Magnetic Laboratorium
Magnetic Laboratorium

The evening was split between solo work and duets, some involving space-transforming sets and/or video, some relying solely on the presence of the performer. Though the interdisciplinarity of many of the works had some audience members with whom I spoke wondering “is this dance?” there was indeed a lot of absolutely striking movement within each of the five performer’s succinct sections of the evening. Whether some audience members understood the works as dance per se is mostly irrelevant, since the performances represented such a broad spectrum within dance practice and were, more than anything else, presented each to be taken on its own terms. It is always good practice to question and come to understand those terms.

Ariane Anthony’s awkward and whimsical physical presence, including her voice, transformed numerous times in her solo, Where is My Pumpkin? compelling me to take a journey with an orange-clad character in search of her essence, signified by – of all things - a lost pumpkin. Sounds silly on paper, and the piece had plenty of humor in it, but Ms. Anthony keeps her silly just barely this side of maniacal and the effect sort of warmed me and chilled me at the same time. She told and sang as much as danced her story, using mime and ‘sending up’ the ballet training in her background with overstated pirouettes and facial expressions. Only in the end, when the ‘pumpkin’ was found did things get a little serious, causing me to recalibrate my understanding of what I had seen up to that point and appreciate what total command Ariane Anthony had over her transformation, and ours.

In the case of Monica Bill Barnes’ Relinquish and Suddenly Summer Somewhere (excerpt) the theatricality of the work pushed the lushness and specificity of the dancing itself even further to the foreground. Ms. Barnes is character actor and dancer in both, though in a different way from Ms. Anthony. She closed the distance between stage and audience numerous times by taking pedestrian dips outside her finely structured choreography and sending casual, almost aggressive facial expressions flying through the ‘fourth wall’ in Suddenly Summer Somewhere. Tiny and inspired gestures in Relinquish read as small secrets and longings for control in contrast to the sudden flight of spare white props (some confetti, three white handkerchiefs) from within her costume. These gestures (vigorously scrubbing a single spot on the floor, repeatedly wiping her feet clean on her black costume) were juxtaposed with unexpected space-holds and quick, expansive directional changes that had the same movement quality as the handkerchiefs in mid-air. The excerpt from Suddenly Summer Somewhere was a portrait of a complex character whose movements pushed the boundaries of physical balance against Dean Martin’s inebriated vocals (his version of Cole Porter’s ‘I Love Paris [Vegas]’). There were so many facets to that character that I wondered if Ms. Barnes’ body actually contained several different people at times.

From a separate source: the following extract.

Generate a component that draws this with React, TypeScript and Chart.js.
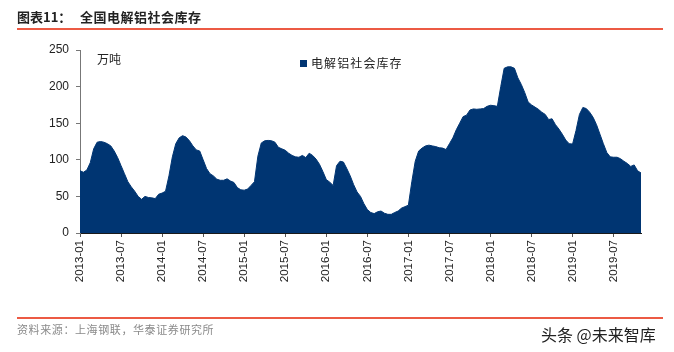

She moved through motifs from boozing to boxing to being utterly lost without being truly literal or illustrative. I found the whole very moving and completely mesmerizing, if a little hard to pin down.

 

Other memorable moments of the evening were the opening sequence of Shani Nwando Ikerioha Collins’ Prelude: Eternal, with the creaking of the bench under her feet and her strong physical presence against the video backdrop, Makram Hamdan’s marathon of vibrating micro steps in Magnetic Laboratorium’s 9 Minute Program, and some tender and sudden partnering between Richert Shnorr and Enrico Wey in his Standard Gravity Part 1a.

Too bad we’ll have to wait until next summer for another festival, but I predict it’ll be worth the wait.

Clyde Forth’s work has crossed the boundaries of drawing, sculpture, video, dance and poetry for the last 18 years. Her performances and artwork have been shown across the US, and in Canada and the UK. She owns and operates a dance and interdisciplinary art studio, Circle House, in Saugerties, and teaches dance at SUNY Ulster. Ms. forth was recently honored with a choreography residency fellowship at Dance Omi in Ghent, NY and a residency at Earthdance in Cummington, MA through The Field. Under Ms. forth’s direction, Clyde Forth Visual Theatre is currently developing work for its sixth season of original performance work.